[Rows from a dataset of charts and code]
▬▬▬

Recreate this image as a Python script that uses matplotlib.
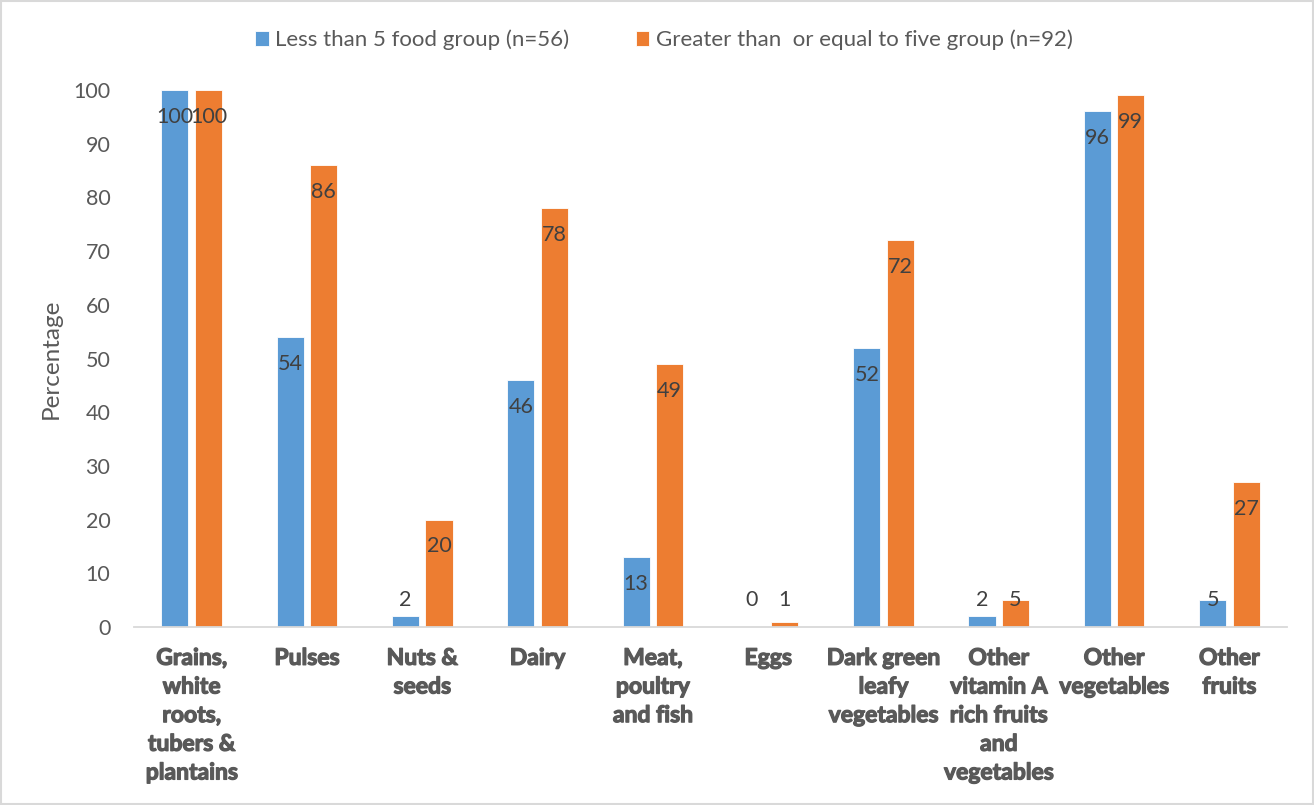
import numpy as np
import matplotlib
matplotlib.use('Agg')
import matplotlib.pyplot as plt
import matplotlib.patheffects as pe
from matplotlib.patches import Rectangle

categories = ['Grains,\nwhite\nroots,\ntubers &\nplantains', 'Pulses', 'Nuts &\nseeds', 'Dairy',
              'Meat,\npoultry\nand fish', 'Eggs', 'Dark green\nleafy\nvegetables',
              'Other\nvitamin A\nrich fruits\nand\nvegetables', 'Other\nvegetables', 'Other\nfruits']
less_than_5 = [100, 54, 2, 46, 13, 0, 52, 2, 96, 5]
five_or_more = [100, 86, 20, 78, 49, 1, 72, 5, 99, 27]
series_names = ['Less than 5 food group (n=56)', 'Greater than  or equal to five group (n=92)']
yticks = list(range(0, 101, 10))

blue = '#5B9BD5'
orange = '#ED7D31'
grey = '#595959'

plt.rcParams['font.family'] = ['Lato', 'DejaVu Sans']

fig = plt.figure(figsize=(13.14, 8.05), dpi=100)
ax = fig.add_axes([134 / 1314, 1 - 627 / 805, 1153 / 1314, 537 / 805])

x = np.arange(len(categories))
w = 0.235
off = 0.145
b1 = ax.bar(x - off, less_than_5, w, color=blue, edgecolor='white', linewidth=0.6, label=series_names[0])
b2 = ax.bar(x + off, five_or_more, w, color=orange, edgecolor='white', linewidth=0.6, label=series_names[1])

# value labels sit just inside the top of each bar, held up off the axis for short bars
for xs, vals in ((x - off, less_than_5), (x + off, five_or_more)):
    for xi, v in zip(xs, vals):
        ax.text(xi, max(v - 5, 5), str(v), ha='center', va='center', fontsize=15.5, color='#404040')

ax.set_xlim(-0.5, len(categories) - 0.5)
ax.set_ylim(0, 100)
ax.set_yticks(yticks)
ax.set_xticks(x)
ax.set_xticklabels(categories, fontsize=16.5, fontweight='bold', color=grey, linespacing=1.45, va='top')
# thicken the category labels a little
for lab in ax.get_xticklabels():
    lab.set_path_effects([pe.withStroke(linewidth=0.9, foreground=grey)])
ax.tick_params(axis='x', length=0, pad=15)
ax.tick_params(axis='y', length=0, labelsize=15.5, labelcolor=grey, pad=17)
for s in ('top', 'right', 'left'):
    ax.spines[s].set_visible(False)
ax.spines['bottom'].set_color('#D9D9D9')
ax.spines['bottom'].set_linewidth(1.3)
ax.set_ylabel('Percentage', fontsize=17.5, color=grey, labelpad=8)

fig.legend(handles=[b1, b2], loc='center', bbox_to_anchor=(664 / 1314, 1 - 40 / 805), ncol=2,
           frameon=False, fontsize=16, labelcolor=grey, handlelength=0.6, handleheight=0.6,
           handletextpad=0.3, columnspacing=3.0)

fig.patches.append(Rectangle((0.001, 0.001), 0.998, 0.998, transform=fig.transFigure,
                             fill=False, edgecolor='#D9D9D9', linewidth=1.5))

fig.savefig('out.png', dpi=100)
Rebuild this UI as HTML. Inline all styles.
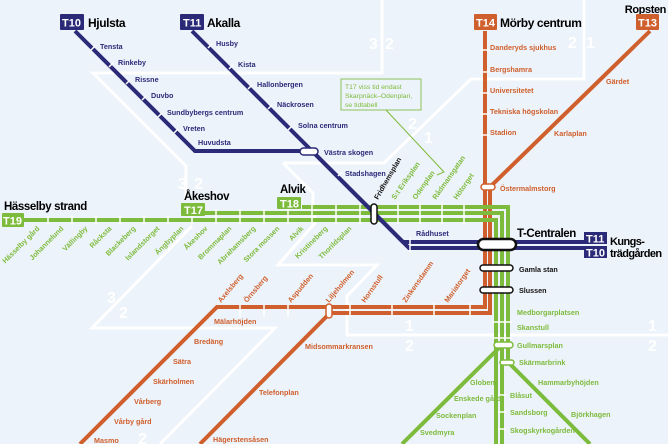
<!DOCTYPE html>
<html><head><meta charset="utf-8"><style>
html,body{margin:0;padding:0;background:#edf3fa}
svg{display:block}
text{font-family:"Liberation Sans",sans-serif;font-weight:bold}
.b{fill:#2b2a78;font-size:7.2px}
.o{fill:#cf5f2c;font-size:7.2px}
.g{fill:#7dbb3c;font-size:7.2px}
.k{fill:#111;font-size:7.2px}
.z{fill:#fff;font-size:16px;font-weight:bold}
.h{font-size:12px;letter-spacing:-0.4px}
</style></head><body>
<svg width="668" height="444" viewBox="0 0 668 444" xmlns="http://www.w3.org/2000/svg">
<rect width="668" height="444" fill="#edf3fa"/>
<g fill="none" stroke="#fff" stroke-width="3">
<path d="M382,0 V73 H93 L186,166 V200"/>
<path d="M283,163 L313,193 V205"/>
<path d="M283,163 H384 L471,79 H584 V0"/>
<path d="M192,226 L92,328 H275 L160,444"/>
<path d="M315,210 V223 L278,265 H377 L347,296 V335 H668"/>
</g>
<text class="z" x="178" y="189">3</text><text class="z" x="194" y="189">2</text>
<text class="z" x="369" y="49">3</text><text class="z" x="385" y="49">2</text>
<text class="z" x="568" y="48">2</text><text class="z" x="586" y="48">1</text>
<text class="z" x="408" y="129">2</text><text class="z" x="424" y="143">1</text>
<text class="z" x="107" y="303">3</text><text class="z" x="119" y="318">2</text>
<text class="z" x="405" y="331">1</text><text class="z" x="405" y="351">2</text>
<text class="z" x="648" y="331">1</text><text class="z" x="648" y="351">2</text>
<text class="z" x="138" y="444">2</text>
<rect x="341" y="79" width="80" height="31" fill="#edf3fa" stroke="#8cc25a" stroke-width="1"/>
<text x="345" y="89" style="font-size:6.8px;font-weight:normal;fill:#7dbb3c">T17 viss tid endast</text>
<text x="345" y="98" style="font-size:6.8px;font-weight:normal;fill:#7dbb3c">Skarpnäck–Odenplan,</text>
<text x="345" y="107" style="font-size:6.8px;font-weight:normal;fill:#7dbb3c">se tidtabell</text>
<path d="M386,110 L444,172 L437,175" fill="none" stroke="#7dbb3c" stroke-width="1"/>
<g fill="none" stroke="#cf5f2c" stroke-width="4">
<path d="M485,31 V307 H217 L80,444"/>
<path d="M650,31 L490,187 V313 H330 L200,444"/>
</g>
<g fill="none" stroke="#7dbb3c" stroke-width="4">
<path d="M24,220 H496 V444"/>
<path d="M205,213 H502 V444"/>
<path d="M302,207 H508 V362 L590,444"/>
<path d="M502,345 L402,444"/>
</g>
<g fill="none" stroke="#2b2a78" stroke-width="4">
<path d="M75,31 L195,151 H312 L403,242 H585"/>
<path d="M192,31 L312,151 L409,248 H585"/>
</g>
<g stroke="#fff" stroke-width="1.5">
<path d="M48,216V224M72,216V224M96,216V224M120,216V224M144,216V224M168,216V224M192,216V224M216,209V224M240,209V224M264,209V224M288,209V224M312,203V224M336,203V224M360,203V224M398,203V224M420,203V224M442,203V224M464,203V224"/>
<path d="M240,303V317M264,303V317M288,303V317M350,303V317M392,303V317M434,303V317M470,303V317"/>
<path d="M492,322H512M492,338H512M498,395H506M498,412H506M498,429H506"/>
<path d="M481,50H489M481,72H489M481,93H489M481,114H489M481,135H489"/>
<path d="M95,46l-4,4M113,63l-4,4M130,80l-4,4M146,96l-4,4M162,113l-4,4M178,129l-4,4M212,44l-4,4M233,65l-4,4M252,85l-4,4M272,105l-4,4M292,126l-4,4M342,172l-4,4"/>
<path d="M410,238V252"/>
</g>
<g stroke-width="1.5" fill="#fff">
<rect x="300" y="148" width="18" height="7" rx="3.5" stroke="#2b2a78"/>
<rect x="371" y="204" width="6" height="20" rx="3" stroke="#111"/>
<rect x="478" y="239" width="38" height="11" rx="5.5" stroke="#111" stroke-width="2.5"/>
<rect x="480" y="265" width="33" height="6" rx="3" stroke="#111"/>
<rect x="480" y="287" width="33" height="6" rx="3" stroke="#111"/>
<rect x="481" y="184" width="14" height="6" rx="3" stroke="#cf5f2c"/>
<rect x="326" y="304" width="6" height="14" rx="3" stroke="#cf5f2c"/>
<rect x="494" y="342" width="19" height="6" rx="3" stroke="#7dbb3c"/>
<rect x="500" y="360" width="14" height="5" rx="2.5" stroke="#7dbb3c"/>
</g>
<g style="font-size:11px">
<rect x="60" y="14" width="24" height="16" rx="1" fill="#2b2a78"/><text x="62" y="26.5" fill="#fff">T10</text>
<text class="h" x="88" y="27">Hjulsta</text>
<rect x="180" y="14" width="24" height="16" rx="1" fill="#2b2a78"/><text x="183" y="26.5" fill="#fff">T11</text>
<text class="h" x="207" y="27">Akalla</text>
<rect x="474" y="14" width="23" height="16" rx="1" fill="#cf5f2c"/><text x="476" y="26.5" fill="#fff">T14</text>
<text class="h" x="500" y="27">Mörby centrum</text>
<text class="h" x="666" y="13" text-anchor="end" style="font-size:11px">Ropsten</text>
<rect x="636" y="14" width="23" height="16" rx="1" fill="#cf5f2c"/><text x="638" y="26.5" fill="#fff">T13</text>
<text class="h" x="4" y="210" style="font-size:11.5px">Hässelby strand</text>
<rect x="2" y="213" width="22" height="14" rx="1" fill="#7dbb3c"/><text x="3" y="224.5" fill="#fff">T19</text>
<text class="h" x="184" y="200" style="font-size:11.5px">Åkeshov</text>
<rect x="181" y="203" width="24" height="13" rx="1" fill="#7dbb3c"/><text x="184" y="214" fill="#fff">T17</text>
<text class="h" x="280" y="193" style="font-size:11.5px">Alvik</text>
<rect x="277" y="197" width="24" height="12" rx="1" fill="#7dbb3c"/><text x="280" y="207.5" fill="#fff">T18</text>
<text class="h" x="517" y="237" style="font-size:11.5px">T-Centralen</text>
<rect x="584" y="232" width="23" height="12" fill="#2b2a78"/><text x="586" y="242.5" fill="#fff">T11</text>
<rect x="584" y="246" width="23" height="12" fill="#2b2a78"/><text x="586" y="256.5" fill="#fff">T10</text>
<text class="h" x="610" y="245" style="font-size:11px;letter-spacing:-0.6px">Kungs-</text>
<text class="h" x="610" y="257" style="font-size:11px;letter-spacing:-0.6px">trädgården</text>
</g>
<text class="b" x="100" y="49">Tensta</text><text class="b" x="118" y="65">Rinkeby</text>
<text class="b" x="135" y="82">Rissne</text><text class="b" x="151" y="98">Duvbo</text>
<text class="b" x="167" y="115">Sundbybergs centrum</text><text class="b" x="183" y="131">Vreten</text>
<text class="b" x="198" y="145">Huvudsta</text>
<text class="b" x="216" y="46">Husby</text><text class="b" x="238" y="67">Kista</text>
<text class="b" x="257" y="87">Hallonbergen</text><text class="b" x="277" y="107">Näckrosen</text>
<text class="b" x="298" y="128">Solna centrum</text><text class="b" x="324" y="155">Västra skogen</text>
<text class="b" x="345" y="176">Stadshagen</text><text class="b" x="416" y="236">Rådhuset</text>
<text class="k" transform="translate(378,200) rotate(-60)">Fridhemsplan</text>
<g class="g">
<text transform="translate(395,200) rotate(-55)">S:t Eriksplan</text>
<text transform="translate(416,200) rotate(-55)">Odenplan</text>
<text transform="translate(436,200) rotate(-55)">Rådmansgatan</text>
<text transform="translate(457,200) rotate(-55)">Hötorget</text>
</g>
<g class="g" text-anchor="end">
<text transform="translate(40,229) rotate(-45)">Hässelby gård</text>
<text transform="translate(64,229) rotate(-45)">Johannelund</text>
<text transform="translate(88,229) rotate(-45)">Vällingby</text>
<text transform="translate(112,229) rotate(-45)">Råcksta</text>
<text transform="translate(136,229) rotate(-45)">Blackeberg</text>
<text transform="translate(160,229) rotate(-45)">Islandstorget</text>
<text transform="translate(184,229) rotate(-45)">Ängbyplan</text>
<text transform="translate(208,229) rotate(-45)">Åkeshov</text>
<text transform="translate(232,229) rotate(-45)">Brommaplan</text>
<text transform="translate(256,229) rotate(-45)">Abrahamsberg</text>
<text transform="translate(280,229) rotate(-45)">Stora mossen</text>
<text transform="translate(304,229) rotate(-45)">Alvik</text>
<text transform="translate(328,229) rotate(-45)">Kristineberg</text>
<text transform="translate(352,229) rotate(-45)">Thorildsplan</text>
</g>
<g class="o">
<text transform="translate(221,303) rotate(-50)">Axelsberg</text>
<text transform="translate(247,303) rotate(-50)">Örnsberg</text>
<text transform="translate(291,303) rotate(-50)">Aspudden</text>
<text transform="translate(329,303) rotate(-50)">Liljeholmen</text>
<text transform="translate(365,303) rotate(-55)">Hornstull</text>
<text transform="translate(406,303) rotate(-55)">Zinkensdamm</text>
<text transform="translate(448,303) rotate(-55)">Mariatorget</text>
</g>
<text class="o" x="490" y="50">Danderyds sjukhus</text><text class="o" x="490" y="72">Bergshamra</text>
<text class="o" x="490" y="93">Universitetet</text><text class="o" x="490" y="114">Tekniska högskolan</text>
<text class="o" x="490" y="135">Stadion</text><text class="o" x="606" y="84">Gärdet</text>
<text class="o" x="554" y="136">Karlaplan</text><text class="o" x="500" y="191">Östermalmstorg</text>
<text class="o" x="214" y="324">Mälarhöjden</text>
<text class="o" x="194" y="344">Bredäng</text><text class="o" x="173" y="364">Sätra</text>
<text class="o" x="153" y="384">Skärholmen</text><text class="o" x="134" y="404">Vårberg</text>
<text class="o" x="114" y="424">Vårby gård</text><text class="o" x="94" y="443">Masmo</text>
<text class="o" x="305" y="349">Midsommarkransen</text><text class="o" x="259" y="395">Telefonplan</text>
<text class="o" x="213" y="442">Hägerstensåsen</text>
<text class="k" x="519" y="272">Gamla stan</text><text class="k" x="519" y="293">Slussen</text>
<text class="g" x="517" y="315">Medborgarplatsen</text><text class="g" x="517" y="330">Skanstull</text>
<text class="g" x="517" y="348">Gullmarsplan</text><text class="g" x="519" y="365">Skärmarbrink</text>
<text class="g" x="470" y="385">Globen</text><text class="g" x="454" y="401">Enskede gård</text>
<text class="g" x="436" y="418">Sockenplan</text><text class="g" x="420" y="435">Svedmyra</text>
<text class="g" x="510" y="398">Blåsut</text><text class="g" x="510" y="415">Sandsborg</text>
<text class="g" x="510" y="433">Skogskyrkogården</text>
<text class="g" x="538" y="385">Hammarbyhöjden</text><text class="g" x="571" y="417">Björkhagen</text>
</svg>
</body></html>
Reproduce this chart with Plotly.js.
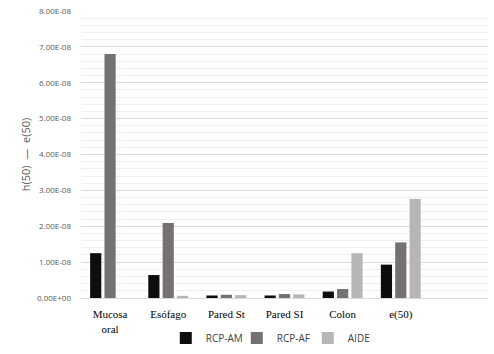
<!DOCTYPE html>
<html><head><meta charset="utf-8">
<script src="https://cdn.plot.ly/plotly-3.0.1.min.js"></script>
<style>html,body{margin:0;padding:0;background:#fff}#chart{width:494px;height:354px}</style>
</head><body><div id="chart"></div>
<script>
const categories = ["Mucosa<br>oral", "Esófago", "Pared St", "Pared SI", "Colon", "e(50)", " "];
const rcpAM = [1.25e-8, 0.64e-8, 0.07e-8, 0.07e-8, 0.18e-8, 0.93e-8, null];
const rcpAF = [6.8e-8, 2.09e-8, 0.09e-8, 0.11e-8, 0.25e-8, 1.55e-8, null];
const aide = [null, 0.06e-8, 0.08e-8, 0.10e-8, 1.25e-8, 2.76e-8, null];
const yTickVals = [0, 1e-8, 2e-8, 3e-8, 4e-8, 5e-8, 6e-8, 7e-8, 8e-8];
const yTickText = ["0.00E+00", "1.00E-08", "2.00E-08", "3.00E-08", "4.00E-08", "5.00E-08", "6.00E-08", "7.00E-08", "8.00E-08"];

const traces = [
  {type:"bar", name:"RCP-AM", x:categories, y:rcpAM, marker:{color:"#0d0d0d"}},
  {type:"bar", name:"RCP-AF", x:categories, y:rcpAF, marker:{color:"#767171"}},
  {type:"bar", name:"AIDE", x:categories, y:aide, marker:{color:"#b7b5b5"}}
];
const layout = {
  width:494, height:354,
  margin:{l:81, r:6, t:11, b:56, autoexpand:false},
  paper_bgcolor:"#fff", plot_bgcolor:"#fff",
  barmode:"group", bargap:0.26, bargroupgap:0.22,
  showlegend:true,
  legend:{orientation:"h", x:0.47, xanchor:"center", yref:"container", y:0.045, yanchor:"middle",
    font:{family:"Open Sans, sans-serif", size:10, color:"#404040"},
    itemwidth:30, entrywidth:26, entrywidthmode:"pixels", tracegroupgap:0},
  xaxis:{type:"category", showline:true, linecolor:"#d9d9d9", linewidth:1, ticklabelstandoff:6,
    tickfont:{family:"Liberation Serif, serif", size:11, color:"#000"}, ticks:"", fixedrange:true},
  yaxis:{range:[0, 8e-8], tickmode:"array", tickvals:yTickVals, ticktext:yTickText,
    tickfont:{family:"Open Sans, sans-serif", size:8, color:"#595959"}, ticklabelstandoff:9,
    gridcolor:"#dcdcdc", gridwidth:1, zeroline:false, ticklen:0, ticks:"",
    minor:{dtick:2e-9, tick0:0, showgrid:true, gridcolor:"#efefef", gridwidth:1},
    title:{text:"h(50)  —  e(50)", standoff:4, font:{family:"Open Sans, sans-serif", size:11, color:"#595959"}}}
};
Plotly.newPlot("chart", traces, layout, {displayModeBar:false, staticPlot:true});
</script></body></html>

▬▬▬

**EXERCISE:**
Exactly restate the lines from the beginning of the data through the line with "from matplotlib.patches import Rectangle", and no others, keeping pictures out.

**REPLY:**
Recreate this image as a Python script that uses matplotlib.
import numpy as np
import matplotlib
matplotlib.use('Agg')
import matplotlib.pyplot as plt
import matplotlib.patheffects as pe
from matplotlib.patches import Rectangle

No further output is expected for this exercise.